I showed him Dee’s photo. I told him her story. Our story. I thanked him for his film and for the message he is trying to send with it. And I get what he was saying about people not knowing what to make of the film. No blood, no violence, no scares, none of the hallmarks of what we have come to see as horror. I don’t even know that I would call it one. But the more I sat with it, the more I understood what is so horrific about it: the stark, unflinching simplicity, the almost mundane nature of it all. This is a portrayal of a very real thing that happens every single day all over the world. It happens right under all of our noses, so commonplace we can’t even recognize the horror of it anymore. And that, ultimately, is the real horror: that this horror has now gone on so long we don’t even recognize it anymore. I mostly appreciate, though, that this isn’t the final message of the film.
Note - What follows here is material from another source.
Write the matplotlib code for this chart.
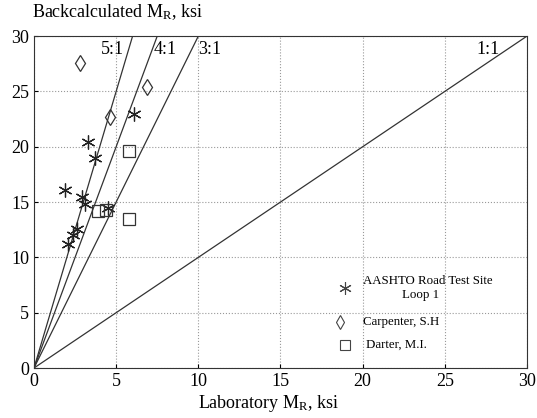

There is hope. There is a chance to save lives. And it all boils down to simple human connection.
Sorry for the Mess was a cathartic experience for me, and I believe it can be for plenty of others as well. If you get a chance to see it, please do, and share it with the people you love. It won’t reach everyone. It won’t connect with everyone. But if it can do for anyone else what it did for me, it will have done more than most, and I am glad we have it.